Hi having a bit of a mind blank trying to find the solutions to this quadratic equation, any hints would be invaluable
x^2 -(5/3)x +4/3=0
The question is not clear.. What does fixed point of an equation mean?Fixed points are defined for functions (as far as I know).
Also usually when one says "solve an equation", one should specify the domain... Is x real?
So assuming we want x real, is the question asking for the fixed point of the function f(x) = x^2 -(5/3)x +4/3 ?
You are asked to find fixed points of f(x) = x^2 -(5/3)x +4/3. Read this, to know the definition.
Now we know that a solution to f(x) = x is called a fixed point of f(x).
So find values of x for which f(x) = x.
f(x) = x implies x^2 -(5/3)x +4/3 = x, which implies x^2 -(8/3)x +4/3=0
Now hit it with the quadratic formula and get x. Do you get it now?

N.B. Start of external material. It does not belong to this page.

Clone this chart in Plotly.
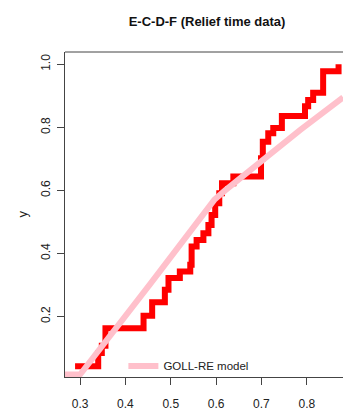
import plotly.graph_objects as go

# ECDF step vertices (x where each level starts, ECDF level)
ecdf_x = [0.289, 0.340, 0.348, 0.356, 0.440, 0.459, 0.487, 0.495, 0.520, 0.543,
          0.546, 0.557, 0.572, 0.583, 0.590, 0.598, 0.607, 0.613, 0.638, 0.699,
          0.703, 0.715, 0.726, 0.745, 0.796, 0.803, 0.814, 0.836, 0.870]
ecdf_y = [0.042, 0.084, 0.107, 0.163, 0.202, 0.245, 0.285, 0.322, 0.343, 0.364,
          0.422, 0.443, 0.464, 0.490, 0.522, 0.559, 0.591, 0.623, 0.644, 0.702,
          0.754, 0.781, 0.798, 0.836, 0.867, 0.887, 0.910, 0.978, 1.000]

# GOLL-RE model fitted CDF
model_x = [0.2668, 0.300, 0.454, 0.575, 0.596, 0.620, 0.701, 0.785, 0.880]
model_y = [0.016, 0.016, 0.302, 0.535, 0.570, 0.600, 0.696, 0.791, 0.895]

x_ticks = [0.3, 0.4, 0.5, 0.6, 0.7, 0.8]
y_ticks = [0.2, 0.4, 0.6, 0.8, 1.0]

FONT = "Liberation Sans Narrow, Arial Narrow, Liberation Sans, Arial, sans-serif"
AX = "#444444"

fig = go.Figure()
fig.add_trace(go.Scatter(x=ecdf_x, y=ecdf_y, mode="lines", line=dict(color="#ff0000", width=6, shape="hv"),
                         showlegend=False, name="ECDF"))
fig.add_trace(go.Scatter(x=model_x, y=model_y, mode="lines", line=dict(color="#ffc0cb", width=6),
                         name="GOLL-RE model"))

fig.update_layout(
    width=343, height=415,
    margin=dict(l=65, r=0, t=52, b=38),
    paper_bgcolor="white", plot_bgcolor="white",
    font=dict(family=FONT, size=12, color="#222222"),
    title=dict(text="<b>E-C-D-F (Relief time data)</b>", x=0.511, xref="paper", xanchor="center",
               y=1 - 21 / 415, yanchor="middle", font=dict(family=FONT, size=13, color="#111111")),
    xaxis=dict(range=[0.2668, 0.8798], tickvals=x_ticks, ticktext=[f"{v:.1f}" for v in x_ticks],
               showgrid=False, zeroline=False, showline=True, linecolor=AX, linewidth=1,
               ticks="outside", ticklen=7, tickcolor=AX, tickwidth=1, ticklabelstandoff=9,
               tickfont=dict(size=12)),
    yaxis=dict(range=[0.008, 1.039], tickvals=y_ticks, ticktext=[f"{v:.1f}" for v in y_ticks],
               showgrid=False, zeroline=False, showline=True, linecolor=AX, linewidth=1,
               ticks="outside", ticklen=7, tickcolor=AX, tickwidth=1, tickangle=-90,
               ticklabelstandoff=2, tickfont=dict(size=12)),
    legend=dict(x=0.21, y=0.034, xanchor="left", yanchor="middle", bgcolor="rgba(0,0,0,0)",
                font=dict(family=FONT, size=11.5, color="#222222")),
    shapes=[dict(type="line", xref="paper", yref="paper", x0=0, x1=1, y0=1, y1=1,
                 line=dict(color=AX, width=1))],
    annotations=[dict(text="y", xref="paper", yref="paper", x=(22 - 65) / 278, y=0.5,
                      xanchor="center", yanchor="middle", textangle=-90, showarrow=False,
                      font=dict(family=FONT, size=13, color="#222222"))],
)

fig.write_html("out.html")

Just basic algebraic manipulations:
$\displaystyle x^2 - \frac53 x + \frac43 = x \implies \left(x^2 - \frac53 x + \frac43 \right) - x = 0 \implies x^2 - \left(\frac53 + 1 \right) x + \frac43$ $\displaystyle = 0 \implies x^2 - \frac83 x + \frac43 = 0
$
The only thing I have not explained is $\displaystyle 1 + \frac53 = \frac83$.